Anonymous 0 Comments

If you send too much electricity into a battery, it gets hot. Getting hot means energy is being wasted, which is bad. And getting too hot too often reduces battery lifespan (as in “less years”), which is also bad. So, maybe it could be done, but you’d have useless batteries faster.

Anonymous 0 Comments

Chemical reactions that allow batteries to store and release energy create heat. If the charging or discharging current is too high, the battery overheats and destroys itself. For this reason, all battery chargers limit their charge current rate.

Anonymous 0 Comments

Creates too much heat. This is why there is a big push to discover super capacitors and super conductors that work at room temperature. So that you can have a quick surge that will charge a battery in seconds.

Anonymous 0 Comments

If you need something that can charge and discharge much faster you can use a capacitor instead of a battery. The down side is they don’t hold energy as long.

Anonymous 0 Comments

Batteries work by transferring electrons between two metals via an electrolyte. This is a chemical process that generates heat as the electrons flow between the materials. If the flow happens too quickly, the battery will catch fire.

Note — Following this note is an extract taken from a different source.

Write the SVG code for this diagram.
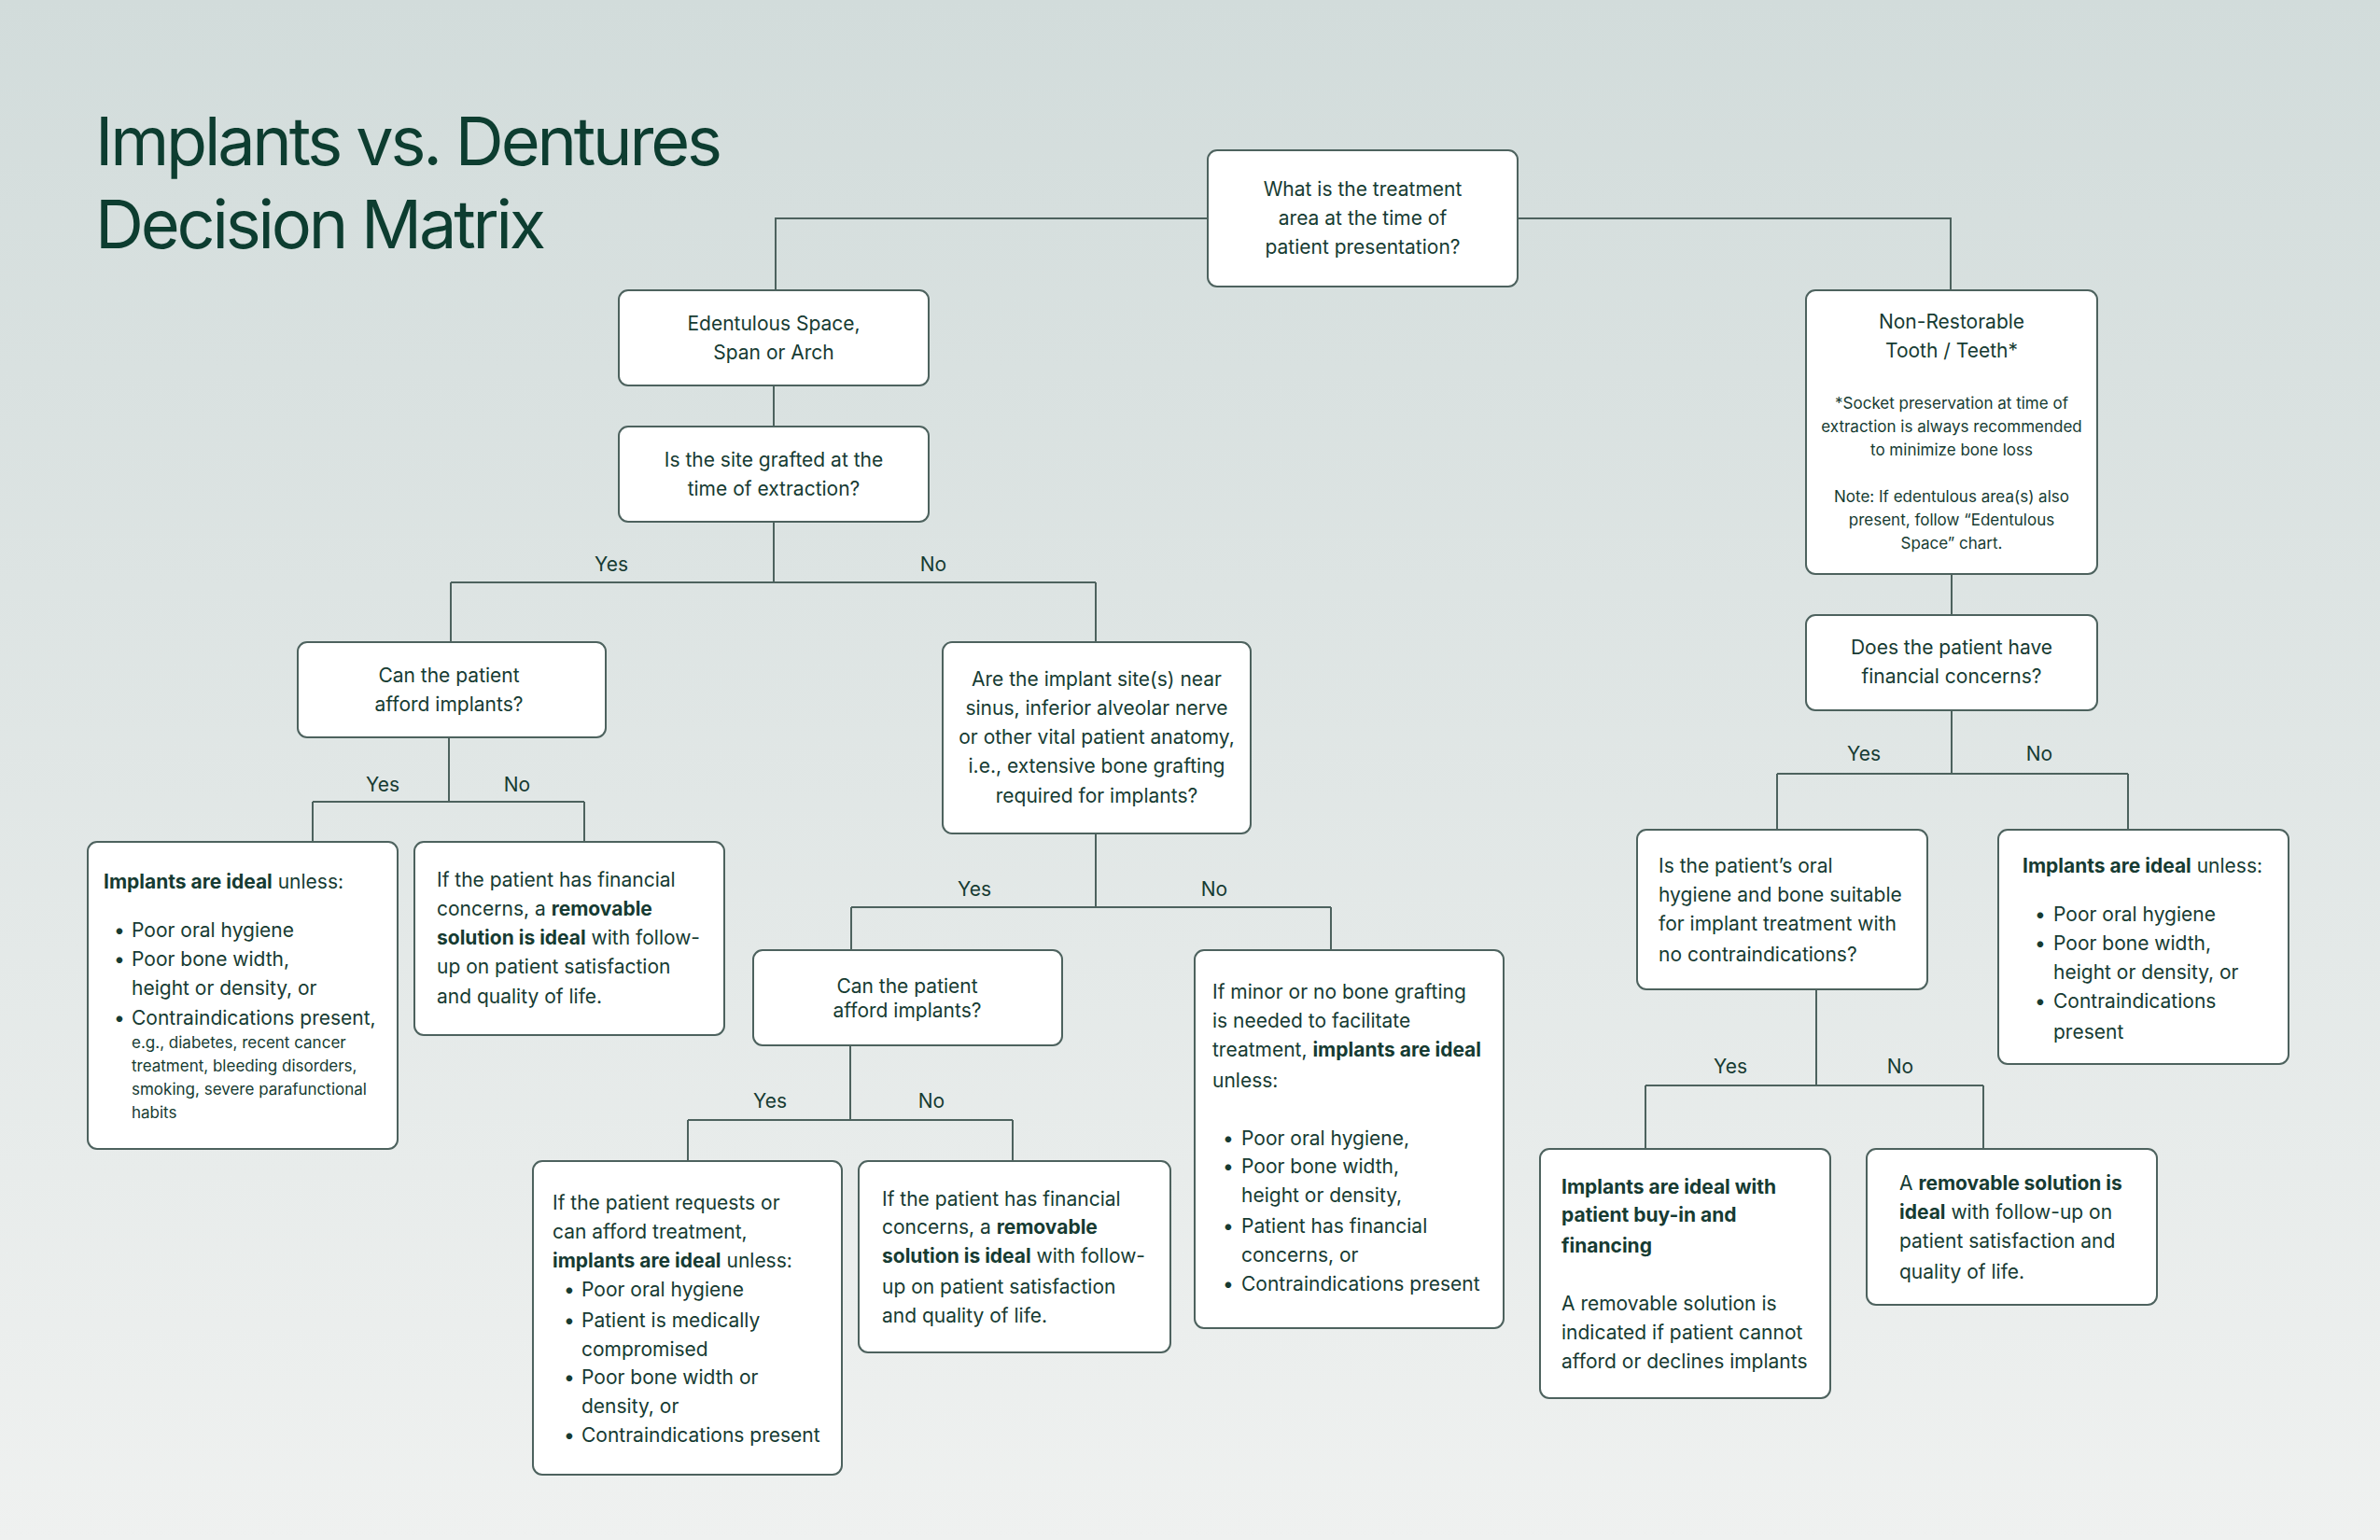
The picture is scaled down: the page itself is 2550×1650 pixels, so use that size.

When you charge a battery, you are pushing the electrons back from where they came, but heat is still generated. So if you charge a battery too quickly, you cause too much heat and the battery catches fire.

Anonymous 0 Comments

You can! In a capacitor. They store energy just in the form of electrons on a surface. They literally charge as fast as you can pump on electrons. The problem is, that severly limits capacity compared to batteries and their voltage drops as they discharge, which is usually undesirable (for power storage, that is, it’s very much desired in other uses)

Batteries store energy in chemical bonds. You can increase charging speed by increasing charging voltage, but that creates too much excess heat from the chemical reactions and also risks shorting the battery, which permanently destroys it.

Anonymous 0 Comments

it would probably fry it.

there is a solution to this, but it may not be safe for the general public.